The NCKP is small enough to somehow feel like a big family of piano teachers, 😉 but big enough to a massive impact on our field. It is invigorating to connect and re-connect with fellow teachers and learn together over the course of a few focused days. I’ve already mentioned a few individuals and fellow bloggers that I took photos with during the conference, but there were quite a few others that I neglected to mention (including Nancy DeHaven Hall, who was kind enough to help proofread my RCM Technique Charts, blogger Tim Topham all the way from Australia, those of you who introduced yourselves to as followers of my blog, and other friends…) — you know who you are!
For the independent piano teacher, professional development is a great personal sacrifice of time, effort, and money. I believe it is a sacrifice we have a responsibility to make, for the sake of our students, our profession, and our own levels of teaching energy. I hope you will consider setting aside money for NCKP 2017, or for other resources or events closer to home!

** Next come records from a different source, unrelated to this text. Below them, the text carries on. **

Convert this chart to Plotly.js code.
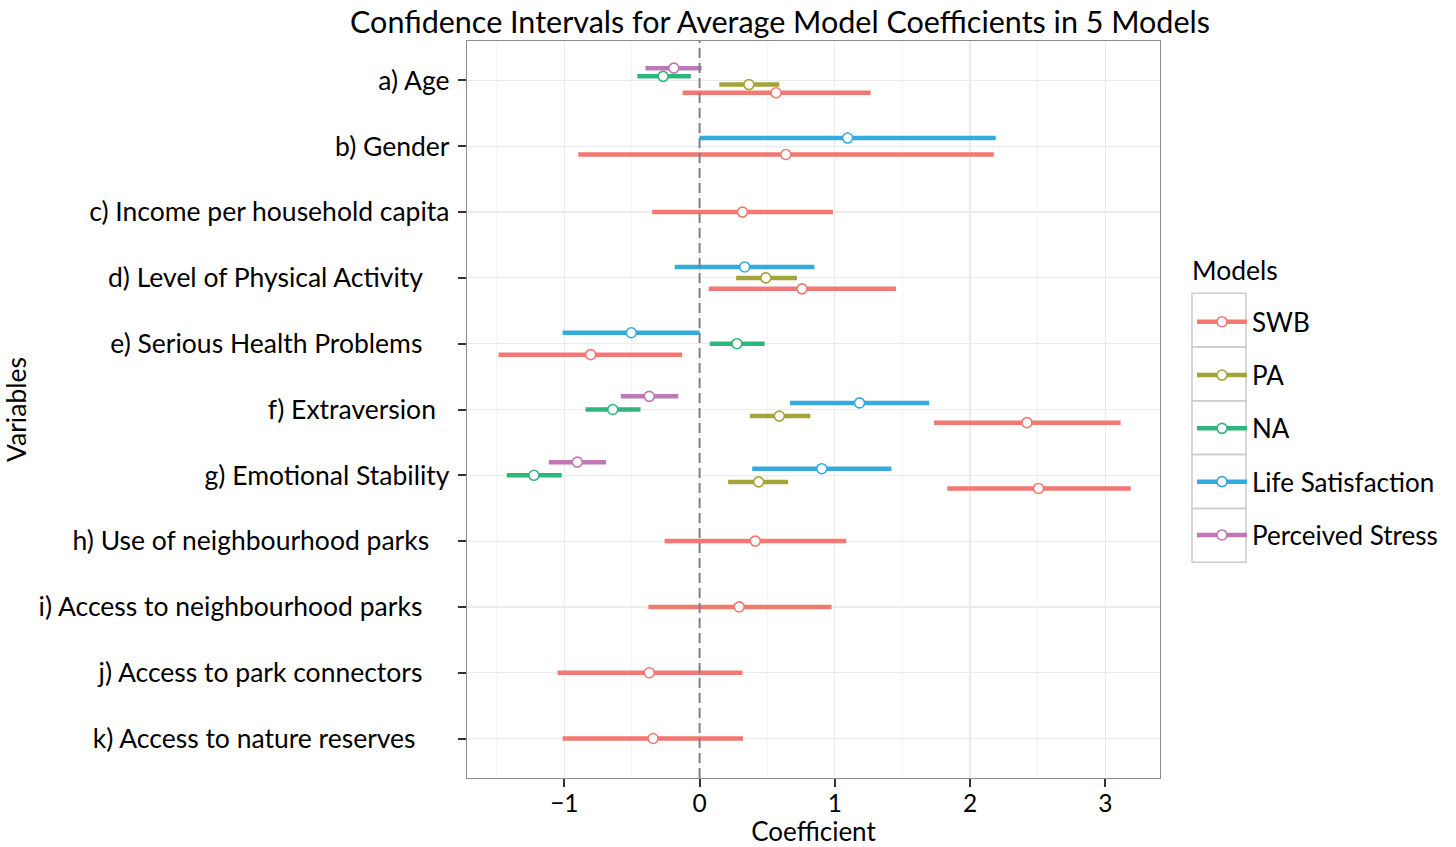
<!DOCTYPE html>
<html>
<head>
<meta charset="utf-8">
<script src="https://cdn.plot.ly/plotly-3.0.1.min.js"></script>
<style>html,body{margin:0;padding:0;background:#fff;}#chart{width:1456px;height:847px;}</style>
</head>
<body>
<div id="chart"></div>
<script>
// ---- Data ----
const variables = [
  "a) Age",
  "b) Gender",
  "c) Income per household capita",
  "d) Level of Physical Activity\u00a0\u00a0\u00a0\u00a0",
  "e) Serious Health Problems\u00a0\u00a0\u00a0\u00a0",
  "f) Extraversion\u00a0\u00a0",
  "g) Emotional Stability",
  "h) Use of neighbourhood parks\u00a0\u00a0\u00a0",
  "i) Access to neighbourhood parks\u00a0\u00a0\u00a0\u00a0",
  "j) Access to park connectors\u00a0\u00a0\u00a0\u00a0",
  "k) Access to nature reserves\u00a0\u00a0\u00a0\u00a0\u00a0"
];
const models = ["SWB", "PA", "NA", "Life Satisfaction", "Perceived Stress"];
const modelColors = ["#F47872", "#A3A53A", "#2DB77B", "#33ABE0", "#BF77B8"];
// dodge order from top to bottom within each variable row
const dodgeOrder = ["Perceived Stress", "Life Satisfaction", "NA", "PA", "SWB"];

const swbEst = [0.566, 0.638, 0.317, 0.758, -0.805, 2.421, 2.507, 0.412, 0.293, -0.372, -0.344];
const swbLo  = [-0.126, -0.897, -0.351, 0.068, -1.487, 1.733, 1.832, -0.259, -0.378, -1.050, -1.013];
const swbHi  = [1.265, 2.176, 0.986, 1.453, -0.129, 3.114, 3.189, 1.085, 0.976, 0.317, 0.321];

const paEst = [0.365, null, null, 0.490, null, 0.590, 0.437, null, null, null, null];
const paLo  = [0.146, null, null, 0.270, null, 0.372, 0.211, null, null, null, null];
const paHi  = [0.590, null, null, 0.720, null, 0.819, 0.655, null, null, null, null];

const naEst = [-0.270, null, null, null, 0.276, -0.642, -1.225, null, null, null, null];
const naLo  = [-0.460, null, null, null, 0.075, -0.843, -1.426, null, null, null, null];
const naHi  = [-0.065, null, null, null, 0.481, -0.437, -1.020, null, null, null, null];

const lsEst = [null, 1.095, null, 0.334, -0.505, 1.183, 0.904, null, null, null, null];
const lsLo  = [null, 0.000, null, -0.184, -1.013, 0.669, 0.389, null, null, null, null];
const lsHi  = [null, 2.190, null, 0.849, 0.000, 1.698, 1.419, null, null, null, null];

const psEst = [-0.190, null, null, null, null, -0.372, -0.904, null, null, null, null];
const psLo  = [-0.400, null, null, null, null, -0.583, -1.115, null, null, null, null];
const psHi  = [0.015, null, null, null, null, -0.157, -0.692, null, null, null, null];

const xTicks = [-1, 0, 1, 2, 3];
const xMinorTicks = [-1.5, -0.5, 0.5, 1.5, 2.5];
const refLine = 0;

// ---- Build ----
const series = {
  "SWB": {est: swbEst, lo: swbLo, hi: swbHi},
  "PA": {est: paEst, lo: paLo, hi: paHi},
  "NA": {est: naEst, lo: naLo, hi: naHi},
  "Life Satisfaction": {est: lsEst, lo: lsLo, hi: lsHi},
  "Perceived Stress": {est: psEst, lo: psLo, hi: psHi}
};
const dodgeWidth = 0.5;
function yPos(model, i) {
  const present = dodgeOrder.filter(m => series[m].est[i] !== null);
  const n = present.length;
  const k = present.indexOf(model);
  return i + (k - (n - 1) / 2) * (dodgeWidth / n);
}

const traces = [];
models.forEach((m, mi) => {
  const s = series[m];
  const lx = [], ly = [];
  s.est.forEach((v, i) => {
    if (v === null) return;
    const y = yPos(m, i);
    lx.push(s.lo[i], s.hi[i], null);
    ly.push(y, y, null);
  });
  traces.push({
    type: "scatter", mode: "lines", x: lx, y: ly,
    line: {color: modelColors[mi], width: 4.5},
    showlegend: false, hoverinfo: "skip", legendgroup: m
  });
});
models.forEach((m, mi) => {
  const s = series[m];
  const px = [], py = [];
  s.est.forEach((v, i) => {
    if (v === null) return;
    px.push(v, null);
    py.push(yPos(m, i), null);
  });
  traces.push({
    type: "scatter", mode: "lines+markers", name: m, x: px, y: py,
    connectgaps: false,
    line: {color: modelColors[mi], width: 4.5},
    marker: {symbol: "circle", size: 10, color: "#ffffff", line: {color: modelColors[mi], width: 1.6}},
    legendgroup: m
  });
});

const L = 467, R = 1160, T = 40.5, B = 778;
const W = R - L, H = B - T;
const px2x = p => (p - L) / W;
const py2y = p => (B - p) / H;

const shapes = [{
  type: "line", xref: "x", yref: "paper", x0: refLine, x1: refLine, y0: 0, y1: 1,
  line: {color: "#7F7F7F", width: 2, dash: "10px,5px"}, layer: "above"
}];
for (let i = 0; i < models.length; i++) {
  shapes.push({
    type: "rect", xref: "paper", yref: "paper",
    x0: px2x(1192), x1: px2x(1246),
    y0: py2y(293 + 53.8 * (i + 1)), y1: py2y(293 + 53.8 * i),
    line: {color: "#CCCCCC", width: 1.5}, fillcolor: "rgba(0,0,0,0)", layer: "below"
  });
}

const font = "Lato, 'Open Sans', sans-serif";
const fs = 26.5;
const layout = {
  width: 1456, height: 847,
  paper_bgcolor: "#ffffff", plot_bgcolor: "#ffffff",
  font: {family: font, size: fs, color: "#000000"},
  margin: {l: L, r: 1456 - R, t: T, b: 847 - B, pad: 0},
  title: {text: "Confidence Intervals for Average Model Coefficients in 5 Models",
          font: {family: font, size: 30.5, color: "#000"},
          xref: "container", yref: "container", x: 780 / 1456, xanchor: "center",
          y: 1 - 22 / 847, yanchor: "middle"},
  xaxis: {
    range: [-1.72, 3.405], tickvals: xTicks, ticks: "outside", ticklen: 8, tickwidth: 2, tickcolor: "#333",
    ticklabelstandoff: -5,
    showgrid: true, gridcolor: "#EBEBEB", gridwidth: 1.2, zeroline: false,
    minor: {tickmode: "array", tickvals: xMinorTicks, showgrid: true, gridcolor: "#F4F4F4", gridwidth: 1, ticks: ""},
    showline: true, mirror: true, linecolor: "#8C8C8C", linewidth: 1.2,
    tickfont: {size: 24.5, color: "#000"},
    title: {text: "Coefficient", font: {size: 26, color: "#000"}, standoff: 10},
    automargin: false, fixedrange: true
  },
  yaxis: {
    range: [10.6, -0.6], tickvals: variables.map((v, i) => i), ticktext: variables,
    ticks: "outside", ticklen: 8, tickwidth: 2, tickcolor: "#333", ticklabelstandoff: 3,
    showgrid: true, gridcolor: "#EBEBEB", gridwidth: 1.2, zeroline: false,
    showline: true, mirror: true, linecolor: "#8C8C8C", linewidth: 1.2,
    tickfont: {size: fs, color: "#000"},
    title: {text: "Variables", font: {size: fs, color: "#000"}, standoff: 4},
    automargin: false, fixedrange: true
  },
  legend: {
    x: px2x(1192), xanchor: "left", y: py2y(298), yanchor: "top",
    font: {size: 26, color: "#000"}, tracegroupgap: 16.5, itemwidth: 50,
    bgcolor: "rgba(0,0,0,0)", borderwidth: 0
  },
  annotations: [{
    text: "Models", xref: "paper", yref: "paper", x: px2x(1190), y: py2y(270),
    xanchor: "left", yanchor: "middle", showarrow: false, font: {size: 26.5, color: "#000"}
  }],
  shapes: shapes,
  showlegend: true
};

Plotly.newPlot("chart", traces, layout, {displayModeBar: false, staticPlot: true});
</script>
</body>
</html>
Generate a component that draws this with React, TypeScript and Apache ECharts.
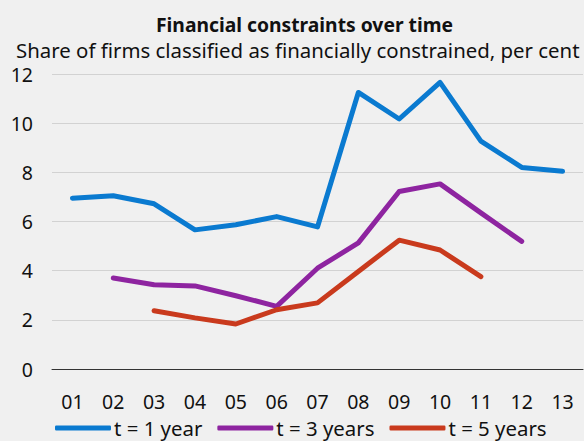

I totaled up the value of the conference freebies I took home (from the Exhibit Hall and the Publisher Showcases) and the cost this time totaled over $175! Part of the fun of attending conferences is being exposed to new publications to try out with students — and it does somewhat help defray the costs of attending the conference.
I’ve already been using tips and ideas from NCKP 2015 in my teaching this week. 🙂 Later this week, I’m hope to glean more wisdom from Irina Gorin’s workshop near Indianapolis. I’ve been looking forward to these two events all year!